* [Provided data]
━━━━━━━━
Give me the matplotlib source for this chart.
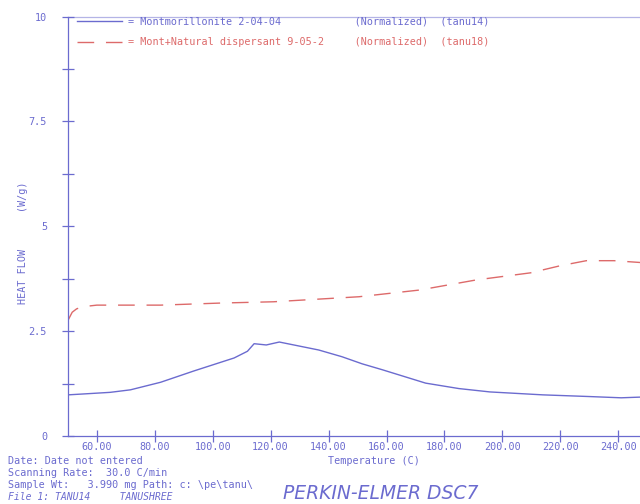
import matplotlib
matplotlib.use("Agg")
import matplotlib.pyplot as plt

# Montmorillonite 2-04-04 (tanu14)
temp_mont = [50, 55, 64.6, 71.6, 82, 93.5, 107.4, 112, 114.3, 118.5, 123, 136.6, 144.6,
             151.6, 158.5, 173.5, 185, 195.7, 214, 230, 241, 249]
heat_mont = [0.98, 1.0, 1.04, 1.1, 1.28, 1.55, 1.86, 2.02, 2.2, 2.17, 2.24, 2.05, 1.89,
             1.72, 1.58, 1.26, 1.13, 1.05, 0.98, 0.94, 0.91, 0.93]

# Mont+Natural dispersant 9-05-2 (tanu18)
temp_disp = [50, 51.5, 53, 54.9, 60, 82, 103, 121, 150.5, 171.4, 190.9, 209.7, 220,
             229, 238.5, 249]
heat_disp = [2.75, 2.95, 3.03, 3.08, 3.12, 3.12, 3.17, 3.2, 3.32, 3.48, 3.72, 3.89, 4.06,
             4.18, 4.18, 4.13]

x_ticks = [60, 80, 100, 120, 140, 160, 180, 200, 220, 240]
y_ticks = [0, 2.5, 5, 7.5, 10]
y_tick_labels = ["0", "2.5", "5", "7.5", "10"]

ink = "#6b6bcf"
red = "#dd6a6a"
mono = "DejaVu Sans Mono"

fig = plt.figure(figsize=(6.4, 5.04), dpi=100)
ax = fig.add_axes([0.106, 0.135, 0.894, 0.832])

ax.plot(temp_mont, heat_mont, color=ink, lw=1.0,
        label="= Montmorillonite 2-04-04            (Normalized)  (tanu14)")
ax.plot(temp_disp, heat_disp, color=red, lw=1.0, dashes=(12, 8.5),
        label="= Mont+Natural dispersant 9-05-2     (Normalized)  (tanu18)")

ax.set_xlim(50, 247.5)
ax.set_ylim(0, 10)

ax.set_xticks(x_ticks)
ax.set_xticklabels([f"{t:.2f}" for t in x_ticks])
ax.set_yticks(y_ticks)
ax.set_yticklabels(y_tick_labels)
ax.set_yticks([1.25, 3.75, 6.25, 8.75], minor=True)

ax.tick_params(axis="both", which="both", direction="inout", colors=ink,
               labelsize=7.3, width=0.9)
ax.tick_params(axis="x", length=8, pad=0)
ax.tick_params(axis="y", length=8, pad=11)
ax.tick_params(axis="y", which="minor", length=8)
for lab in ax.get_xticklabels() + ax.get_yticklabels():
    lab.set_family(mono)

for side in ["left", "bottom", "top"]:
    ax.spines[side].set_color(ink)
    ax.spines[side].set_linewidth(0.9)
ax.spines["top"].set_alpha(0.5)
ax.spines["right"].set_visible(False)

ax.set_xlabel("Temperature (C)", family=mono, fontsize=7.3, color=ink)
ax.xaxis.set_label_coords(0.535, -0.048)
ax.set_ylabel("HEAT FLOW      (W/g)", family=mono, fontsize=7.3, color=ink)
ax.yaxis.set_label_coords(-0.07, 0.46)

leg = ax.legend(loc="upper left", bbox_to_anchor=(0.0, 1.022), frameon=False,
                handlelength=4.4, handletextpad=0.6, labelspacing=1.05,
                prop={"family": mono, "size": 7.3}, labelcolor="linecolor")

info = ["Date: Date not entered",
        "Scanning Rate:  30.0 C/min",
        "Sample Wt:   3.990 mg Path: c: \\pe\\tanu\\"]
for i, line in enumerate(info):
    fig.text(0.012, 0.085 - i * 0.024, line, family=mono, fontsize=7.3,
             color=ink, va="center")
fig.text(0.012, 0.013, "File 1: TANU14     TANUSHREE", family=mono, fontsize=7,
         style="italic", color=ink, va="center")
fig.text(0.442, 0.02, "PERKIN-ELMER DSC7", family="DejaVu Sans", fontsize=13.5,
         style="italic", color=ink, va="center", fontweight="light")

fig.savefig("out.png", dpi=100)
━━━━━━━━
* [Short exercise]
Please extract exactly the lines of the data, from the first through the line containing "ax = fig.add_axes([0.106, 0.135, 0.894, 0.832])", and add no pictures to the copy.

* [Output]
Give me the matplotlib source for this chart.
import matplotlib
matplotlib.use("Agg")
import matplotlib.pyplot as plt

# Montmorillonite 2-04-04 (tanu14)
temp_mont = [50, 55, 64.6, 71.6, 82, 93.5, 107.4, 112, 114.3, 118.5, 123, 136.6, 144.6,
             151.6, 158.5, 173.5, 185, 195.7, 214, 230, 241, 249]
heat_mont = [0.98, 1.0, 1.04, 1.1, 1.28, 1.55, 1.86, 2.02, 2.2, 2.17, 2.24, 2.05, 1.89,
             1.72, 1.58, 1.26, 1.13, 1.05, 0.98, 0.94, 0.91, 0.93]

# Mont+Natural dispersant 9-05-2 (tanu18)
temp_disp = [50, 51.5, 53, 54.9, 60, 82, 103, 121, 150.5, 171.4, 190.9, 209.7, 220,
             229, 238.5, 249]
heat_disp = [2.75, 2.95, 3.03, 3.08, 3.12, 3.12, 3.17, 3.2, 3.32, 3.48, 3.72, 3.89, 4.06,
             4.18, 4.18, 4.13]

x_ticks = [60, 80, 100, 120, 140, 160, 180, 200, 220, 240]
y_ticks = [0, 2.5, 5, 7.5, 10]
y_tick_labels = ["0", "2.5", "5", "7.5", "10"]

ink = "#6b6bcf"
red = "#dd6a6a"
mono = "DejaVu Sans Mono"

fig = plt.figure(figsize=(6.4, 5.04), dpi=100)
ax = fig.add_axes([0.106, 0.135, 0.894, 0.832])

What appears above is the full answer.